BACKGROUND AND PURPOSE

According to the Texas Department of Insurance (TDI), surplus lines insurance is a special type of insurance that covers unique risks and fills a gap in the standard market by covering things that most insurance companies can't or won't insure. Current law governing surplus lines insurance does not require a surplus lines insurance company to be licensed by TDI, but does authorize TDI to approve which companies can do business in Texas. In order to be approved, surplus lines insurance companies must meet financial requirements, be licensed in their home state or country, and comply with applicable nationwide uniform standards. However, the bill author has informed the committee that some surplus lines insurance policies may contain a provision that subjects the policy to the laws and arbitration of a state outside of Texas and, thus, do not offer the same protections. C.S.H.B. 2275 seeks to address this issue by requiring a surplus lines insurance contract that contains an arbitration agreement to provide that the arbitration will be governed by Texas law and, unless certain conditions are met, conducted in Texas and that the insurance contract will be interpreted in accordance with Texas law.

CRIMINAL JUSTICE IMPACT

It is the committee's opinion that this bill does not expressly create a criminal offense, increase the punishment for an existing criminal offense or category of offenses, or change the eligibility of a person for community supervision, parole, or mandatory supervision.

RULEMAKING AUTHORITY

It is the committee's opinion that this bill does not expressly grant any additional rulemaking authority to a state officer, department, agency, or institution.

ANALYSIS

C.S.H.B. 2275 amends the Insurance Code to require a surplus lines insurance contract for a risk located wholly in Texas and that contains an arbitration agreement to provide the following:

that the arbitration will be conducted in Texas unless the following conditions are met:

o   the insurer and policyholder agree to a different venue after the insurer provides written notice to the policyholder of the insurer's request for a different venue; and

o   the insurer provides the policyholder with a premium credit for the costs incurred by the policyholder as a result of the change in venue;

that the arbitration will be governed by Texas law; and

that the insurance contract will be interpreted in accordance with Texas law.

The bill applies only to a surplus lines insurance contract delivered, issued for delivery, or renewed on or after January 1, 2026. A surplus lines insurance contract delivered, issued for delivery, or renewed before January 1, 2026, is governed by the law as it existed immediately before the bill's effective date, and that law is continued in effect for that purpose.

EFFECTIVE DATE

September 1, 2025.

COMPARISON OF INTRODUCED AND SUBSTITUTE

While C.S.H.B. 2275 may differ from the introduced in minor or nonsubstantive ways, the following summarizes the substantial differences between the introduced and committee substitute versions of the bill.

While the introduced and the substitute both establish requirements for a surplus lines insurance contract that contains an arbitration agreement, the substitute specifies that its provisions apply to such a contract for a risk located wholly in Texas, whereas the introduced did not contain this specification.

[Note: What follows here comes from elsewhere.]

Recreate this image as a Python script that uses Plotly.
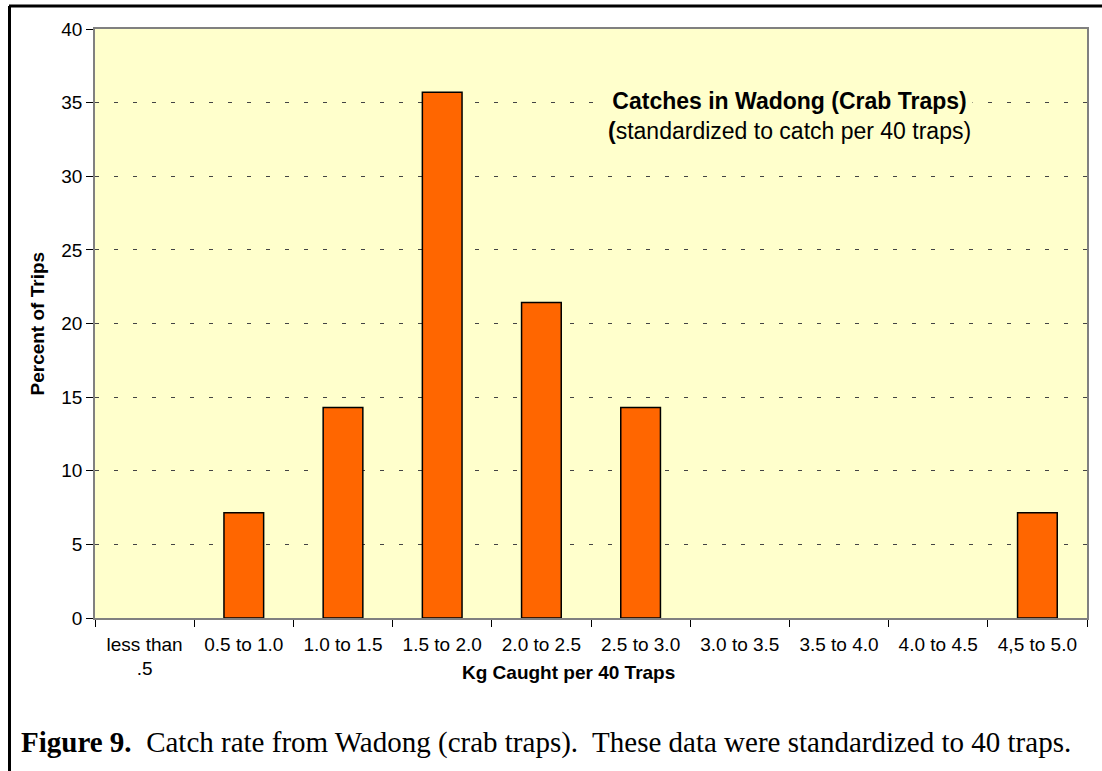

Additionally, the substitute includes an exception to the requirement for such a contract to provide that an arbitration will be conducted in Texas if the insurer and policyholder agree to a different venue after the insurer notifies the policyholder of a request for a different venue and the insurer provides the policyholder with a premium credit for the costs incurred by the policyholder as a result of the change in venue, whereas the introduced did not include any such exception.